When you should be more cautious

Some files deserve extra scrutiny no matter how convenient the tool is. That includes documents with Social Security numbers, banking details, protected health information, or highly confidential legal terms. In those cases, you want to verify not just encryption but the full handling process.

If your company has internal policies around regulated data, follow them first. A secure online editor may still be acceptable, but the decision should line up with your compliance requirements. Safety is partly about technology and partly about process.

You should also be cautious when using shared or public devices. Even if the platform is secure, a saved download, browser autofill, or forgotten sign-in can create a local risk. The platform can only control part of the chain.

A practical standard for deciding

If you are asking is online PDF editing safe, use a simple standard. Would you trust this platform with a document that matters on a busy workday, when you need speed and cannot afford a mistake? If the answer is yes, it should have visible encryption, clear retention rules, limited access, transparent privacy practices, and a professional workflow built for real document handling.
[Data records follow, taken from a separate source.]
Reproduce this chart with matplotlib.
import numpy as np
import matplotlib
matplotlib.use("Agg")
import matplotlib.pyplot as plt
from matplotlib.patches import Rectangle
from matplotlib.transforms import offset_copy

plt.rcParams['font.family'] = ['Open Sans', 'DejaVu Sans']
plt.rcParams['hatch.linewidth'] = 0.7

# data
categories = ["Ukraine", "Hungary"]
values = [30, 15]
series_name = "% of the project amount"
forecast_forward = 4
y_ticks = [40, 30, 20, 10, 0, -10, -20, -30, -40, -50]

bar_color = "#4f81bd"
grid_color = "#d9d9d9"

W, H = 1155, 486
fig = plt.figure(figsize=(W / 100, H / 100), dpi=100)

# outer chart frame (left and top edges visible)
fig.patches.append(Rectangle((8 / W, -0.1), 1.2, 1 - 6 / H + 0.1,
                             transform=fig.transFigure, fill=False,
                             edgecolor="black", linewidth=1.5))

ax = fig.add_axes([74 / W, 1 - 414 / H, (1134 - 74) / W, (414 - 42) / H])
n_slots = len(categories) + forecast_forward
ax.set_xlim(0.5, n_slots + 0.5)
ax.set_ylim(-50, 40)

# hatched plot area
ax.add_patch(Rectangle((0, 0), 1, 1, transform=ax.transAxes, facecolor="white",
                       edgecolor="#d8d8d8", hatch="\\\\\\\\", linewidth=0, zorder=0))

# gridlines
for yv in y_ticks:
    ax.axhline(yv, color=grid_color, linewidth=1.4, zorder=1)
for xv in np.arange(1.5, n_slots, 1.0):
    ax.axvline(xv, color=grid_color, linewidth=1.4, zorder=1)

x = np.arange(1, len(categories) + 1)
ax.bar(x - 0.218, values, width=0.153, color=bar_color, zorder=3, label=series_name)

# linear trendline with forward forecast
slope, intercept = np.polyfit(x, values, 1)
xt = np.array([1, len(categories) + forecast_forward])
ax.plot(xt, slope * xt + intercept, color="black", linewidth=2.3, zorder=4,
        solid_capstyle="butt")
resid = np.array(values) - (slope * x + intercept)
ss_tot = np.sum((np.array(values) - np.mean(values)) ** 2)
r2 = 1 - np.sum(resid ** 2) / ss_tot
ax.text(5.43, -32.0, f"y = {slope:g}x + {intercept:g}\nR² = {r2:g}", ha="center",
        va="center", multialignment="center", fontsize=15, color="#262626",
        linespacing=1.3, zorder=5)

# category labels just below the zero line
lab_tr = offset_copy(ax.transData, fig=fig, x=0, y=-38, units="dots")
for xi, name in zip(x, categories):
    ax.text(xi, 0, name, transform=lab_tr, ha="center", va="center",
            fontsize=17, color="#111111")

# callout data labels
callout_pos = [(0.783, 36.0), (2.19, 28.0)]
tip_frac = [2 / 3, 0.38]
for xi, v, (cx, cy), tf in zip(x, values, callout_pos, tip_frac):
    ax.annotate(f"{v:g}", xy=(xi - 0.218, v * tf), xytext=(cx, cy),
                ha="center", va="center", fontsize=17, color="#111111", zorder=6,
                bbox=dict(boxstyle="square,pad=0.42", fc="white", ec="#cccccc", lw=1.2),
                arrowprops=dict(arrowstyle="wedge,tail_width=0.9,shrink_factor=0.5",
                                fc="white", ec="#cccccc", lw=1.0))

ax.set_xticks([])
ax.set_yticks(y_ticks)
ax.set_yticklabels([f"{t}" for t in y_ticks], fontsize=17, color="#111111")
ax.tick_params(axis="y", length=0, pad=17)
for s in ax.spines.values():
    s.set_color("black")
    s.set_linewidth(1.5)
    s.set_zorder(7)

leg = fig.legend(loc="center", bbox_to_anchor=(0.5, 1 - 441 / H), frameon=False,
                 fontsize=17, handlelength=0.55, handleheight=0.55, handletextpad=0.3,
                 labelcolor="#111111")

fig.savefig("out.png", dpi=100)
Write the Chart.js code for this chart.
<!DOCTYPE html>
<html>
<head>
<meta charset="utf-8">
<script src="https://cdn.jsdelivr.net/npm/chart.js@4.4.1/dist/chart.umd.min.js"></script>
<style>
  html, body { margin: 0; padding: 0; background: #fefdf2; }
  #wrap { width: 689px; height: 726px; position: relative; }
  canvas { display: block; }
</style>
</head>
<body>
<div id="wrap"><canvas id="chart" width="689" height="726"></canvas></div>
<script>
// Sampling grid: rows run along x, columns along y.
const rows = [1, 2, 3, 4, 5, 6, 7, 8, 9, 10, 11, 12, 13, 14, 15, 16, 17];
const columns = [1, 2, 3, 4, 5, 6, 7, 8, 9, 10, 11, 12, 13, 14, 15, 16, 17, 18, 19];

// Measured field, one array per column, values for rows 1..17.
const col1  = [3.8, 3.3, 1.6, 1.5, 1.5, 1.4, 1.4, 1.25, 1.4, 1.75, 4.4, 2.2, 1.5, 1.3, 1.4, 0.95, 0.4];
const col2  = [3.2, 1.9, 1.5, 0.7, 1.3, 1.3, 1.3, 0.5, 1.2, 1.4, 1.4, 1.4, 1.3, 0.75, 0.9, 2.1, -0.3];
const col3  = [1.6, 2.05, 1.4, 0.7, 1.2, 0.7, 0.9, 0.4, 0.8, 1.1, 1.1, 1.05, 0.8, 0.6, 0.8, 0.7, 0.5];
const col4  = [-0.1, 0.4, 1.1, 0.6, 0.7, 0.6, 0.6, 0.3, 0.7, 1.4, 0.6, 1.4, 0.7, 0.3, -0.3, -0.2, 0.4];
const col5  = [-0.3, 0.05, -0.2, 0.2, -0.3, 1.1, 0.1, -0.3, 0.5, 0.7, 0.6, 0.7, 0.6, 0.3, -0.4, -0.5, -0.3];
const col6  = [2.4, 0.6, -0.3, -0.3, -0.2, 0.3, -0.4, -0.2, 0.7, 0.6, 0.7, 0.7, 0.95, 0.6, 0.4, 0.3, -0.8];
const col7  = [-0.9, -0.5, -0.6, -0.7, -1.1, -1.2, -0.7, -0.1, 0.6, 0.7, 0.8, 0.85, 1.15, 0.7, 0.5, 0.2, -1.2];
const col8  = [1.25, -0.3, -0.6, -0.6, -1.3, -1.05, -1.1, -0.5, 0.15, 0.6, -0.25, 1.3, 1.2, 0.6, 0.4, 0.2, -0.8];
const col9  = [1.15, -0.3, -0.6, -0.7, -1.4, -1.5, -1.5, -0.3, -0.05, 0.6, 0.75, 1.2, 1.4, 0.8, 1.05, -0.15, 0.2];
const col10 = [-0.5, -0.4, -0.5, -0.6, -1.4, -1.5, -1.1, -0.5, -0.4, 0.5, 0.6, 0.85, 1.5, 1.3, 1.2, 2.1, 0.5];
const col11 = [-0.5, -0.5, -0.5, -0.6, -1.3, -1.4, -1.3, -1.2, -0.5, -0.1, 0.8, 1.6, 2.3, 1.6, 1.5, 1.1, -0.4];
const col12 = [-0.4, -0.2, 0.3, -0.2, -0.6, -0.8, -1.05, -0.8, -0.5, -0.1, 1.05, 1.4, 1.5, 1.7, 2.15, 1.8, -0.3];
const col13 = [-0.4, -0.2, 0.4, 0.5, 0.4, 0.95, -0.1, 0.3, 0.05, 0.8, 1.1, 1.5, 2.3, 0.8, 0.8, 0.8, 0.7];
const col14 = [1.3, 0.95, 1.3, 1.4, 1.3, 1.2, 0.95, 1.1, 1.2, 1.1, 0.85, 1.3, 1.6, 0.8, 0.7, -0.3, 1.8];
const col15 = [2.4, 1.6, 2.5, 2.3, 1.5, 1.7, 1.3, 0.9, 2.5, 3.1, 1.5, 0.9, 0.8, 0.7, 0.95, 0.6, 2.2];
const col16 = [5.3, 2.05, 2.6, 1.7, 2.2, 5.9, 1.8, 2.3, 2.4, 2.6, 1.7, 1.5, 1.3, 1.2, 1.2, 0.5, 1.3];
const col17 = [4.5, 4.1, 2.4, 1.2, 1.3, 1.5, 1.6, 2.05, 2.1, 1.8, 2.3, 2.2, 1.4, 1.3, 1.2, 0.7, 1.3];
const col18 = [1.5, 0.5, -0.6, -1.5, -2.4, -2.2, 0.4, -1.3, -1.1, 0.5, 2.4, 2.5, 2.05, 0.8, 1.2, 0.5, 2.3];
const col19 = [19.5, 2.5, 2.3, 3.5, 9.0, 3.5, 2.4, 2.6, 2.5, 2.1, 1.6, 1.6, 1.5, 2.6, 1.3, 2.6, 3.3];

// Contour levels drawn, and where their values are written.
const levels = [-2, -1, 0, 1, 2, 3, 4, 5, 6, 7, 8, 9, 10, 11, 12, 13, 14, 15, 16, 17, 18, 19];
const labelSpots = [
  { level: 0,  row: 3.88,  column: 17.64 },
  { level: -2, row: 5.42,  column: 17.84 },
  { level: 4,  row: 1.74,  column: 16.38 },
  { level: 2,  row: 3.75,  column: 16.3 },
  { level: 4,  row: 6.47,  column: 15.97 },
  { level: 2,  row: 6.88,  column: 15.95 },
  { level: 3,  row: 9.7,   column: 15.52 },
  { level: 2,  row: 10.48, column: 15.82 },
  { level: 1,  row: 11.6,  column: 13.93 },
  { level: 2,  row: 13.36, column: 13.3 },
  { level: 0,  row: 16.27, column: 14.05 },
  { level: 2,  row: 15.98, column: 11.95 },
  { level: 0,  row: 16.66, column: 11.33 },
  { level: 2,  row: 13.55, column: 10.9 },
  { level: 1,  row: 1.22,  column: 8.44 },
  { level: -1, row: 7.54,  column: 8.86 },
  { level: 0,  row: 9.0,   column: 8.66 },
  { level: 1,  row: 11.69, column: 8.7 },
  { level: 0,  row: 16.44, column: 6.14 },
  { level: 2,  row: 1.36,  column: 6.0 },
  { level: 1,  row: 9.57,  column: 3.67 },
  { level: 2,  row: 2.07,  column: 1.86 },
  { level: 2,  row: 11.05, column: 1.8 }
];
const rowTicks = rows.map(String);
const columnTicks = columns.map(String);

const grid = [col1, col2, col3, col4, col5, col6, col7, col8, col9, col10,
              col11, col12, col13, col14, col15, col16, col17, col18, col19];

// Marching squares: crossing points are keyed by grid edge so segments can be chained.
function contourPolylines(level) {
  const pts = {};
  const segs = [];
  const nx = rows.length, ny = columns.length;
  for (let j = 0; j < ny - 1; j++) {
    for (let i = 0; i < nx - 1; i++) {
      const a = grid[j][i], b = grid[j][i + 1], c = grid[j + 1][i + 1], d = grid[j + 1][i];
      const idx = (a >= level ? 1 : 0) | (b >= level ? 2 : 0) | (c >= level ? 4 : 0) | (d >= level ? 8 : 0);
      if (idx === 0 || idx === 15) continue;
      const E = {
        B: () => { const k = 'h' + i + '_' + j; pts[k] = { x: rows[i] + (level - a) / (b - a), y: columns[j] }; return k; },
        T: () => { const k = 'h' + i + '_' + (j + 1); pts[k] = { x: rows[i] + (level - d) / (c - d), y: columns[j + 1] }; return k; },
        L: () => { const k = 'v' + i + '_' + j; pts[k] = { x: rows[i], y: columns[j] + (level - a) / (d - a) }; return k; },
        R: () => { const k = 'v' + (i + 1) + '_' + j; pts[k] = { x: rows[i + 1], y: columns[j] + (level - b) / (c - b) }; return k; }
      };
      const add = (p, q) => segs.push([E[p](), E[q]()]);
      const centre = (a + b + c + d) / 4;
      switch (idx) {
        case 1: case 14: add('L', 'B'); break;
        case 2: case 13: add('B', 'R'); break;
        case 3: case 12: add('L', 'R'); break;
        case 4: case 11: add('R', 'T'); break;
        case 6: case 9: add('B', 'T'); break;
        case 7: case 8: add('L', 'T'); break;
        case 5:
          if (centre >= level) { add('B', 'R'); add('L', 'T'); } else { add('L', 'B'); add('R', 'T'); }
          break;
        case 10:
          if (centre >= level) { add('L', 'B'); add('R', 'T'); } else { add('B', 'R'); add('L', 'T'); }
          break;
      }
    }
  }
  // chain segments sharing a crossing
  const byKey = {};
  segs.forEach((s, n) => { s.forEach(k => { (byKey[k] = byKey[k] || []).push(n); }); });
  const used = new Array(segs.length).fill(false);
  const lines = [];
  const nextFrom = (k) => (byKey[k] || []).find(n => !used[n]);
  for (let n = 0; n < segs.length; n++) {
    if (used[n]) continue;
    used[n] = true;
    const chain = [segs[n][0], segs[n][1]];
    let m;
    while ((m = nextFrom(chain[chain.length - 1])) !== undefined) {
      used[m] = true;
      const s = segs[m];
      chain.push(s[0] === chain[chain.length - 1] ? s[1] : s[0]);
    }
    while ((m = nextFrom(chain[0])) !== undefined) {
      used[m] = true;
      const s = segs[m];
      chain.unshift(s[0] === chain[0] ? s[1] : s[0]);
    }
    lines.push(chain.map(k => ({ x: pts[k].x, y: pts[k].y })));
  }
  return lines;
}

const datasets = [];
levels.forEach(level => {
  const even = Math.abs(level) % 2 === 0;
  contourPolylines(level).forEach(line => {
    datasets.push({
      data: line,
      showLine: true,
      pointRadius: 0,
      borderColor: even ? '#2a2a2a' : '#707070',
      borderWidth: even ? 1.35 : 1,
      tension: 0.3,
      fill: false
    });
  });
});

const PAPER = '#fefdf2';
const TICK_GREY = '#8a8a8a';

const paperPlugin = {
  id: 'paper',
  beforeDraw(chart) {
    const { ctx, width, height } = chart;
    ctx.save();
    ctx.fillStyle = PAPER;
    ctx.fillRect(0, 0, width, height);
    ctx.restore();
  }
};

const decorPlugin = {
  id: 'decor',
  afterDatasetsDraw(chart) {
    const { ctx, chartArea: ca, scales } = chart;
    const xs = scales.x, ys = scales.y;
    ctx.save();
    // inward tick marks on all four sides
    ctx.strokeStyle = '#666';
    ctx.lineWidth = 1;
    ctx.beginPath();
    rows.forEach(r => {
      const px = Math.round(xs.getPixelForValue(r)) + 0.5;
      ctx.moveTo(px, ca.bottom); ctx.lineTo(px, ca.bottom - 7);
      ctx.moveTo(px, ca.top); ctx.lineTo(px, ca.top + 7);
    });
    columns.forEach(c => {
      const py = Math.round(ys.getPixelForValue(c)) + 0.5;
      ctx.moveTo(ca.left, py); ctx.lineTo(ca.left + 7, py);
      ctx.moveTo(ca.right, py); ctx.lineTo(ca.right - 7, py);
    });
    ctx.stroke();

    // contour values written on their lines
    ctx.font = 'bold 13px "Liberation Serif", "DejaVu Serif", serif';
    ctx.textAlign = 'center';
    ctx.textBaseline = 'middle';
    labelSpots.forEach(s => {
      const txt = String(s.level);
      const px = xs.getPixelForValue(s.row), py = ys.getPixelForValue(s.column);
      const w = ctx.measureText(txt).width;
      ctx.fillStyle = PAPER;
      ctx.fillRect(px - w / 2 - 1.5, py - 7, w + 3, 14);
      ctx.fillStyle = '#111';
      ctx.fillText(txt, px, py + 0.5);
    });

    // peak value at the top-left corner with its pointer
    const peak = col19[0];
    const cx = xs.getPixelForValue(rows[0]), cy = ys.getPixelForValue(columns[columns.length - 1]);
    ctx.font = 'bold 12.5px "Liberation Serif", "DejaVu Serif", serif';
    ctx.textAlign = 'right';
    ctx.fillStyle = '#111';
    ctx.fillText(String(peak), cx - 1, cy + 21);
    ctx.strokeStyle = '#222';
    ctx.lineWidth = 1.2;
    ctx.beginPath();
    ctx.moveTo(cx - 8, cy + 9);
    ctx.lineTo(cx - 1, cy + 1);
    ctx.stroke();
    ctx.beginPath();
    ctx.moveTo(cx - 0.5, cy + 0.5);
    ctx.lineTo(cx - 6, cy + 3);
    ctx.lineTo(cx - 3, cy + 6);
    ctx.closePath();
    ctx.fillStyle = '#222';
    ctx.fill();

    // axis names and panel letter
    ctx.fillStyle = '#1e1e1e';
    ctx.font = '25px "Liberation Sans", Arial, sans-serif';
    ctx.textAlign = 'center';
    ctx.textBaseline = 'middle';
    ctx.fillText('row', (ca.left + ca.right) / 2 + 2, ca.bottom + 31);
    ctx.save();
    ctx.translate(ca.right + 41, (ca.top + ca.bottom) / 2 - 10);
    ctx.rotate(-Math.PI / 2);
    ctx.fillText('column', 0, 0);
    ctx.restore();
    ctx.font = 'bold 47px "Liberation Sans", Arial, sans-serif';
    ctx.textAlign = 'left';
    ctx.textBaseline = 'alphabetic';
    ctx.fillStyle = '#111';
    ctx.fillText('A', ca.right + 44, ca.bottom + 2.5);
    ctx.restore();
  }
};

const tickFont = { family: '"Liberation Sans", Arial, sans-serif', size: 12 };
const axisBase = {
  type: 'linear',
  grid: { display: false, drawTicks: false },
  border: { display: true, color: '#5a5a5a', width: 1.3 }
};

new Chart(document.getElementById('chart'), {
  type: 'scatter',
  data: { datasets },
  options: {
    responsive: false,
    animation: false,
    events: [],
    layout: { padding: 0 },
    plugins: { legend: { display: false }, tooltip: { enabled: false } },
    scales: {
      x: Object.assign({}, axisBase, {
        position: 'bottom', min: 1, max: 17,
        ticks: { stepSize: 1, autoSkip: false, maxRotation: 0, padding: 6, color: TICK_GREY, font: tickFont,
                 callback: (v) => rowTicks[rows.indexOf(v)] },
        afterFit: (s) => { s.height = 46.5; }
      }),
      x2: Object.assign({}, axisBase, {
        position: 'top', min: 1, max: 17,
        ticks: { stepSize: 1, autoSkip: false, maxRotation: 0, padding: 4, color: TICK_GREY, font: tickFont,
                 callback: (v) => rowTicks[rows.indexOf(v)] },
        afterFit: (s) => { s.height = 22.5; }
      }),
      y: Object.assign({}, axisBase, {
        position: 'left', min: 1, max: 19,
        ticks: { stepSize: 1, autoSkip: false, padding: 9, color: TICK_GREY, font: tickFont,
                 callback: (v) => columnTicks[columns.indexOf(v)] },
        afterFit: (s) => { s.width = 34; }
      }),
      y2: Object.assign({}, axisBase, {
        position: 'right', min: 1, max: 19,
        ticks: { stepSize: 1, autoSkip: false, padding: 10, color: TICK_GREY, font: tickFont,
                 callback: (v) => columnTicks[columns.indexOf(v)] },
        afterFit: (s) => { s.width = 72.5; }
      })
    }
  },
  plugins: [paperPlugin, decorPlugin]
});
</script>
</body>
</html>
That is also why platforms such as PDF Awesome emphasize bank-grade 256-bit SSL, GDPR compliance, and auto-deleted files. Those features are not marketing extras. They are the difference between a convenient tool and one that is prepared for actual business use.

Online PDF editing is not inherently risky or inherently safe. It is a tool category, and the quality varies. The smart move is not to avoid browser-based editing altogether. It is to choose a service that treats security as part of speed, not the price of it.

When a document matters, the best workflow is the one that lets you finish the job quickly without wondering where your file goes next.